In like manner, a caterpillar appears not to remember having been an egg, either in its present or any past existence. It has no concern with eggs as soon as it is hatched, but it clearly remembers not only having been a caterpillar before, but also having turned itself into a chrysalis before; for when the time comes for it to do this, it is at no loss, as it would certainly be if the position was unfamiliar, but it immediately begins doing what it did when last it was in a like case, repeating the process as nearly as the environment will allow, taking every step in the same order as last time, and doing its work with that ease and perfection which we observe to belong to the force of habit, and to be utterly incompatible with any other supposition than that of long long practice.

Once having become a chrysalis, its memory of its caterpillarhood appears to leave it for good and all, not to return until it again assumes the shape of a caterpillar by process of descent.

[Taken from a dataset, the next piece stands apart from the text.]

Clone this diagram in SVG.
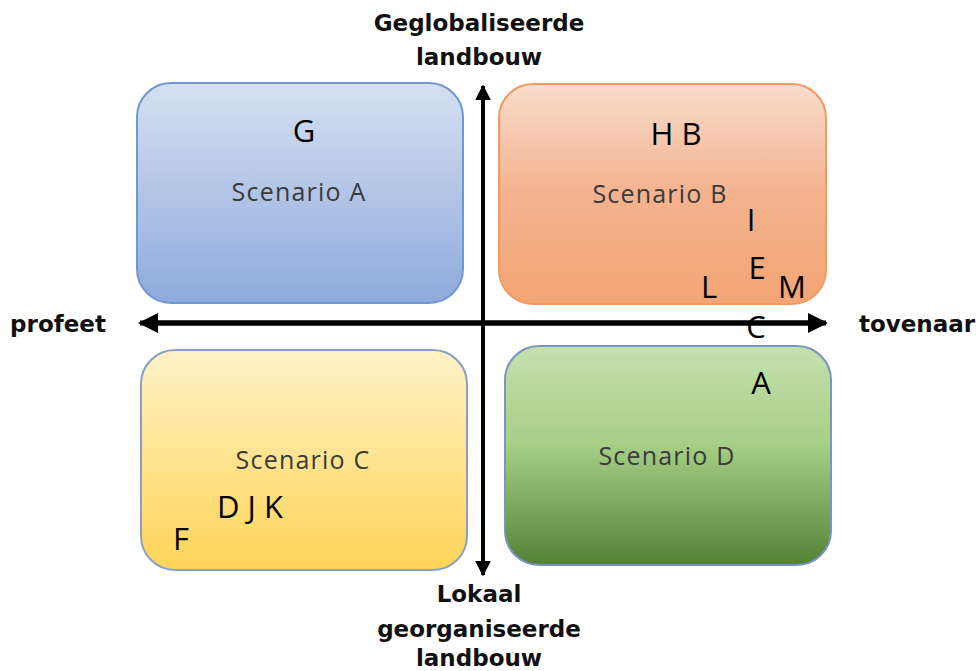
<svg xmlns="http://www.w3.org/2000/svg" width="976" height="671" viewBox="0 0 976 671">
  <defs>
    <linearGradient id="gA" x1="0" y1="0" x2="0" y2="1">
      <stop offset="0" stop-color="#d5e0f1"/>
      <stop offset="1" stop-color="#8eaadc"/>
    </linearGradient>
    <linearGradient id="gB" x1="0" y1="0" x2="0" y2="1">
      <stop offset="0" stop-color="#f9dccb"/>
      <stop offset="0.5" stop-color="#f4b28e"/>
      <stop offset="1" stop-color="#f3a574"/>
    </linearGradient>
    <linearGradient id="gC" x1="0" y1="0" x2="0" y2="1">
      <stop offset="0" stop-color="#fff2c8"/>
      <stop offset="1" stop-color="#ffd457"/>
    </linearGradient>
    <linearGradient id="gD" x1="0" y1="0" x2="0" y2="1">
      <stop offset="0" stop-color="#c5e0ae"/>
      <stop offset="0.45" stop-color="#a6cf86"/>
      <stop offset="1" stop-color="#548235"/>
    </linearGradient>
    <marker id="head" viewBox="0 0 10 10" refX="9" refY="5" markerWidth="4" markerHeight="4" orient="auto" markerUnits="strokeWidth">
      <path d="M0,0 L10,5 L0,10 z" fill="#000"/>
    </marker>
    <style>
      .box { stroke-width: 2; }
      .scen { font-family: "Open Sans", "Liberation Sans", sans-serif; font-size: 25px; letter-spacing: 1.2px; fill: #3a3a3a; text-anchor: middle; }
      .code { font-family: "Open Sans", "Liberation Sans", sans-serif; font-size: 31px; fill: #000; text-anchor: middle; }
      .axis-label { font-family: "DejaVu Sans", "Liberation Sans", sans-serif; font-weight: bold; font-size: 23px; fill: #111; text-anchor: middle; }
      .axis { stroke: #000; fill: none; }
    </style>
  </defs>

  <g id="scenario-a">
    <rect class="box" x="137" y="83" width="326" height="220" rx="34" fill="url(#gA)" stroke="#7197d2"/>
    <text class="code" x="304" y="142">G</text>
    <text class="scen" x="299" y="201">Scenario A</text>
  </g>

  <g id="scenario-b">
    <rect class="box" x="499" y="84" width="327" height="220" rx="34" fill="url(#gB)" stroke="#ef9b62"/>
    <text class="code" x="676" y="145">H B</text>
    <text class="scen" x="660" y="203">Scenario B</text>
    <text class="code" x="751" y="231">I</text>
    <text class="code" x="757" y="279">E</text>
    <text class="code" x="709" y="298">L</text>
    <text class="code" x="792" y="298">M</text>
  </g>

  <g id="scenario-c">
    <rect class="box" x="141" y="350" width="326" height="220" rx="34" fill="url(#gC)" stroke="#8b9fc6"/>
    <text class="scen" x="303" y="469">Scenario C</text>
    <text class="code" x="250" y="518">D J K</text>
    <text class="code" x="181" y="550">F</text>
  </g>

  <g id="scenario-d">
    <rect class="box" x="505" y="346" width="326" height="219" rx="34" fill="url(#gD)" stroke="#7a95c0"/>
    <text class="code" x="761" y="394">A</text>
    <text class="scen" x="667" y="465">Scenario D</text>
  </g>

  <g id="connectors">
    <line class="axis" x1="483" y1="575" x2="483" y2="86" stroke-width="4" marker-end="url(#head)"/>
    <line class="axis" x1="483" y1="96" x2="483" y2="575" stroke-width="4" marker-end="url(#head)"/>
    <line class="axis" x1="150" y1="323" x2="826" y2="323" stroke-width="5" marker-end="url(#head)"/>
    <line class="axis" x1="816" y1="323" x2="140" y2="323" stroke-width="5" marker-end="url(#head)"/>
  </g>

  <text class="code" x="756" y="338">C</text>

  <g id="labels">
    <text class="axis-label" x="58" y="332">profeet</text>
    <text class="axis-label" x="917" y="332">tovenaar</text>
    <text class="axis-label" x="479" y="31">Geglobaliseerde</text>
    <text class="axis-label" x="479" y="65">landbouw</text>
    <text class="axis-label" x="479" y="602">Lokaal</text>
    <text class="axis-label" x="479" y="637">georganiseerde</text>
    <text class="axis-label" x="479" y="666">landbouw</text>
  </g>
</svg>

Its memory now overleaps all past modifications, and reverts to the time when it was last what it is now, and though it is probable that both caterpillar and chrysalis, on any given day of their existence in either of these forms, have some sort of dim power of recollecting what happened to them yesterday, or the day before; yet it is plain their main memory goes back to the corresponding day of their last existence in their present form, the chrysalis remembering what happened to it on such a day far more practically, though less consciously, than what happened to it yesterday; and naturally, for yesterday is but once, and its past existences have been legion. Hence, it prepares its wings in due time, doing each day what it did on the corresponding day of its last chrysalishood and at length becoming a moth; whereon its circumstances are so changed that it loses all sense of its identity as a chrysalis (as completely as we, for precisely the same reason, lose all sense of our identity with ourselves as infants), and remembers nothing but its past existences as a moth.